-- TASK DIRECTIONS --
Scan the listing below. Report each line that includes "this".

━━━ RECORDS SUPPLIED

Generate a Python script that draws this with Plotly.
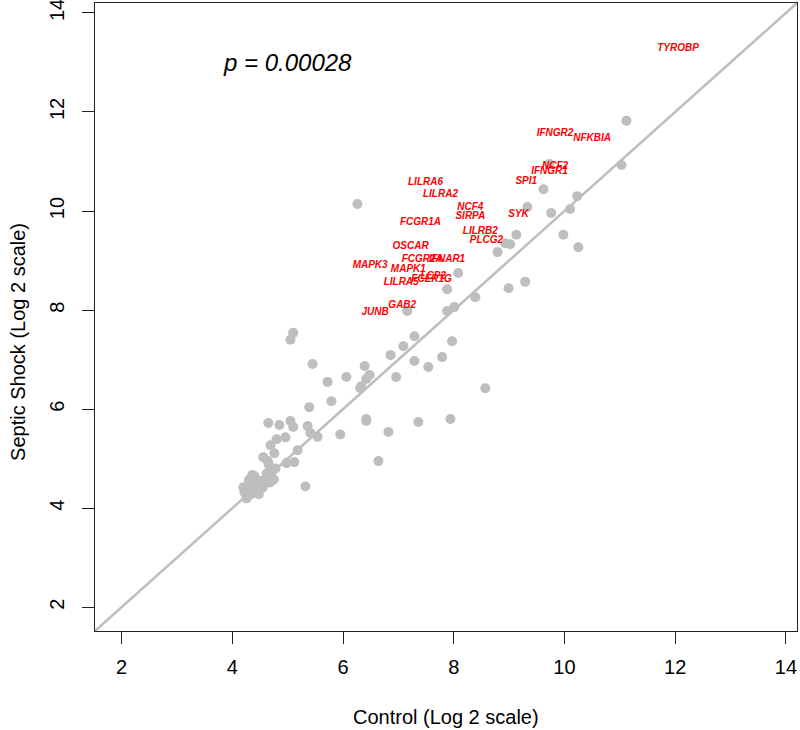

━━━━━━
━━━ RECORDS SUPPLIED

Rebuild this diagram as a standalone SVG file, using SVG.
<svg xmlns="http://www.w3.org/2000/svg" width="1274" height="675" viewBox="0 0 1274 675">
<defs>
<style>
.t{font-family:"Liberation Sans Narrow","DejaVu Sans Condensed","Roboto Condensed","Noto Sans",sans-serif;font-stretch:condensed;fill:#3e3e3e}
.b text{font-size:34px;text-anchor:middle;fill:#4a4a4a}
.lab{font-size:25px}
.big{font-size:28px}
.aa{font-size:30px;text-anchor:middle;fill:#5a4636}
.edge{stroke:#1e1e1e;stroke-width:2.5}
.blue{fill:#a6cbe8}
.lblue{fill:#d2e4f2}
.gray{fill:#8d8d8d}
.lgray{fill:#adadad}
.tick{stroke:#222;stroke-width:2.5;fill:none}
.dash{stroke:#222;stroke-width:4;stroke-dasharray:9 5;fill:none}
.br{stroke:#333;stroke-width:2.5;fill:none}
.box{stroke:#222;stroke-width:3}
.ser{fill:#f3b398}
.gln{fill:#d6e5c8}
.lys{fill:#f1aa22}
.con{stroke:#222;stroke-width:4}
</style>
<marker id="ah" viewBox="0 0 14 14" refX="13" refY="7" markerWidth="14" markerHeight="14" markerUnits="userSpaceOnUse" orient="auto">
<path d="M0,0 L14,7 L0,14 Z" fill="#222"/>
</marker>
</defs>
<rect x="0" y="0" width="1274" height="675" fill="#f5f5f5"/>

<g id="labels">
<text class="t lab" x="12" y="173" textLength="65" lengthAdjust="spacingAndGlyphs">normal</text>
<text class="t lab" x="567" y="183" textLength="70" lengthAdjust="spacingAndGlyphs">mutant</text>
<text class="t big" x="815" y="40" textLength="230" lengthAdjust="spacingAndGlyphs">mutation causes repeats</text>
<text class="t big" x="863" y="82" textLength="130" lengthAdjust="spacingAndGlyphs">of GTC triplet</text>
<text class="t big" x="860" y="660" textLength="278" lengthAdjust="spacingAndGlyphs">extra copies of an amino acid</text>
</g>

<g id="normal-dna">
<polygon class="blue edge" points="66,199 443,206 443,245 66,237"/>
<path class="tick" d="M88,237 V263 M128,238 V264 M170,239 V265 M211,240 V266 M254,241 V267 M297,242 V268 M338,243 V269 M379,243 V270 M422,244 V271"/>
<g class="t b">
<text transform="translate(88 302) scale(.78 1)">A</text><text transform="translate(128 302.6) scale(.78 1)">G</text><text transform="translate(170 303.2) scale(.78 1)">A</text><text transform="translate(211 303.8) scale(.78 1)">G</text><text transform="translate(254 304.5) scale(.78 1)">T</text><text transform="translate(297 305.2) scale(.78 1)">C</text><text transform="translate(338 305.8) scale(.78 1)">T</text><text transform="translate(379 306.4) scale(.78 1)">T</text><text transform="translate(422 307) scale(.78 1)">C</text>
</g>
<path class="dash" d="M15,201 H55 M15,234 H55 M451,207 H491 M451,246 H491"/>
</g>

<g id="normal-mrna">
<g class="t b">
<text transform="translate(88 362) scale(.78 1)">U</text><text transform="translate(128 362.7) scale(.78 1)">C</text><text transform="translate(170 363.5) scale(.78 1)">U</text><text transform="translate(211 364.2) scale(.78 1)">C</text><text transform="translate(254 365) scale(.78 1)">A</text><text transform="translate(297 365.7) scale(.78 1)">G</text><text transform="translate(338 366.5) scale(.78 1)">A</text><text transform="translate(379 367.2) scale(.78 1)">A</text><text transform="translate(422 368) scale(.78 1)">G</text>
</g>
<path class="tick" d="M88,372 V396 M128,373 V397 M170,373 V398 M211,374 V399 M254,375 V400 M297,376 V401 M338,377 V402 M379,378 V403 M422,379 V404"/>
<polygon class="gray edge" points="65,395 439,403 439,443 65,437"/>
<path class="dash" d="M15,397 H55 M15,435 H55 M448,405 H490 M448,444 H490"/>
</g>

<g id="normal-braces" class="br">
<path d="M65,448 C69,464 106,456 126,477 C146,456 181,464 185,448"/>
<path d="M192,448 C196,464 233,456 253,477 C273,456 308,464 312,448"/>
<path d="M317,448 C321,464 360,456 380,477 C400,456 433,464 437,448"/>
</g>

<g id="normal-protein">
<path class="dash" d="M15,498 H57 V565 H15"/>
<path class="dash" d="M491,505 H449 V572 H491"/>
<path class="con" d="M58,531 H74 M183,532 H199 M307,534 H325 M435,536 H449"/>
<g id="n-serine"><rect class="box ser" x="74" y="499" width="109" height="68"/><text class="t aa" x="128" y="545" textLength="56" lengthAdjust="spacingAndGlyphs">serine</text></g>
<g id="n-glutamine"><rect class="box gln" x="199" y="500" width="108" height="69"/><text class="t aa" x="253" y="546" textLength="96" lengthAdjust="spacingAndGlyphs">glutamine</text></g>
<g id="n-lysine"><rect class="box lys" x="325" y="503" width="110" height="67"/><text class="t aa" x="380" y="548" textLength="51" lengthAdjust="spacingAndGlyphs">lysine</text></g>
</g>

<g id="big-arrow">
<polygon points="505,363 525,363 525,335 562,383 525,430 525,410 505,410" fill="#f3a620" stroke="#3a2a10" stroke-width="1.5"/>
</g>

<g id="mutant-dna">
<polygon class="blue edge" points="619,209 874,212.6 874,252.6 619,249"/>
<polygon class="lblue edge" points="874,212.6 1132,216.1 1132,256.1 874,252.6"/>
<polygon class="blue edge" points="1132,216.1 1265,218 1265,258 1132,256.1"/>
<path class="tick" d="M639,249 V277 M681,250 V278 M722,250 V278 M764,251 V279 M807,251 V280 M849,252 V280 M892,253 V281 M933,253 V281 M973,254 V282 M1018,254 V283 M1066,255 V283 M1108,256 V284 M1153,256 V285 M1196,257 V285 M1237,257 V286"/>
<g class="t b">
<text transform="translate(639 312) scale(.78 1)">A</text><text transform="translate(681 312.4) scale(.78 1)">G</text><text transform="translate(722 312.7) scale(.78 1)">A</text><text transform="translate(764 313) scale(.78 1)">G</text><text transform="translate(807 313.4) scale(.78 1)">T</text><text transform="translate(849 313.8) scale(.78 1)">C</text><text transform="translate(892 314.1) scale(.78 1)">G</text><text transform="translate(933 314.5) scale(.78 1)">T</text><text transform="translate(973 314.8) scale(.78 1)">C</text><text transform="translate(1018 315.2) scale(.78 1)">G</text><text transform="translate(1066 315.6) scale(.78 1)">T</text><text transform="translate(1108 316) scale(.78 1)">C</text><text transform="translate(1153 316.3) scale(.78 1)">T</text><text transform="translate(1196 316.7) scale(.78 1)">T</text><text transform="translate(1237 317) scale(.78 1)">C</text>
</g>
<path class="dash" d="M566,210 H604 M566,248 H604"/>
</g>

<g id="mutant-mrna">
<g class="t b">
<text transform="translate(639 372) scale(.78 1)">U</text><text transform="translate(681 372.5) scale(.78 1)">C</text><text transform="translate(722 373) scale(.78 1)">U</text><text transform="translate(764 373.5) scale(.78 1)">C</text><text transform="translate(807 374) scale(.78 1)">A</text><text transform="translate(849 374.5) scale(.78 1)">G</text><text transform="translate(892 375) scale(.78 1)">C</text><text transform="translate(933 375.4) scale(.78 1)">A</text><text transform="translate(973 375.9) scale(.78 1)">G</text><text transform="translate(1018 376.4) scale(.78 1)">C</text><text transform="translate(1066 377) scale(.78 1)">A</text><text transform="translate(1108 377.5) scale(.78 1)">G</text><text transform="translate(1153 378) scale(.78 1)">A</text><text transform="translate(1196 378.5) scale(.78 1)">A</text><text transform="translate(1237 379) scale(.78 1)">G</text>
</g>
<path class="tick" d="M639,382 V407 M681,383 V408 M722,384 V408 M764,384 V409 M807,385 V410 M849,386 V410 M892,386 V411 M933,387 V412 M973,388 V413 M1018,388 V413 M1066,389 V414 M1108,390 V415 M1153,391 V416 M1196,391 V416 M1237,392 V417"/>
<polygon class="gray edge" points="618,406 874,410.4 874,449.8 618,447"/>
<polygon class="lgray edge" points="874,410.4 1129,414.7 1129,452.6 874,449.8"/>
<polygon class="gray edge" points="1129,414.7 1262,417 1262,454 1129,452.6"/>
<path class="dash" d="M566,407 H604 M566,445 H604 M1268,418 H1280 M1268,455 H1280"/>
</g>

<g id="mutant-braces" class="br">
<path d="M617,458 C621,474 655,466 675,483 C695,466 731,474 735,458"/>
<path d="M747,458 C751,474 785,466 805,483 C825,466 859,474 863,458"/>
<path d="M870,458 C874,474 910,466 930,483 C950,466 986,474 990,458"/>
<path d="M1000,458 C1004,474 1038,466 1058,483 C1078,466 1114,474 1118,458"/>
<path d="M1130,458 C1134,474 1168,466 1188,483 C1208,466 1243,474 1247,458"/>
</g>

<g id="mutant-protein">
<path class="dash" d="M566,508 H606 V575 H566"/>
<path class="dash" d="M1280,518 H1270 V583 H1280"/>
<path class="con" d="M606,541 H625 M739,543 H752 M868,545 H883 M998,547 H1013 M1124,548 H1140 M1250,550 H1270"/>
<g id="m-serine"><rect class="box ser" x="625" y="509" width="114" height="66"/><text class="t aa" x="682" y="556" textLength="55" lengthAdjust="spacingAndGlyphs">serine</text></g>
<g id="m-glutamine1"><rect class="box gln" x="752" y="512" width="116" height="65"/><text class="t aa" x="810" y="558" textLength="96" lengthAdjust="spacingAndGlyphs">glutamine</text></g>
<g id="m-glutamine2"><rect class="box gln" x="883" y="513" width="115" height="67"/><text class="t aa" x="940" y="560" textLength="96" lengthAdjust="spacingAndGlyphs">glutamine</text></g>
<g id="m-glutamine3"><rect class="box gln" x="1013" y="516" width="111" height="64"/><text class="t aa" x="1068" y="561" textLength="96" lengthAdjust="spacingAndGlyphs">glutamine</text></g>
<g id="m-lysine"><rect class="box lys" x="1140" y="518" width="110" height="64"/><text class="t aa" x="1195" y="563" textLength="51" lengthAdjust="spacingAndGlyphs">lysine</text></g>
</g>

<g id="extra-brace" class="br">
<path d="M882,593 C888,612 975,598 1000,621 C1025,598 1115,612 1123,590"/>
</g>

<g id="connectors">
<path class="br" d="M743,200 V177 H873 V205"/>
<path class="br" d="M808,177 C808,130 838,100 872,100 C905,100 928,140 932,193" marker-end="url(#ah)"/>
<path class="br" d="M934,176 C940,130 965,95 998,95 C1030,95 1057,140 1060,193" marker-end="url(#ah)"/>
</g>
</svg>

━━━━━━

-- TASK ANSWER --
Generate a Python script that draws this with Plotly.
Rebuild this diagram as a standalone SVG file, using SVG.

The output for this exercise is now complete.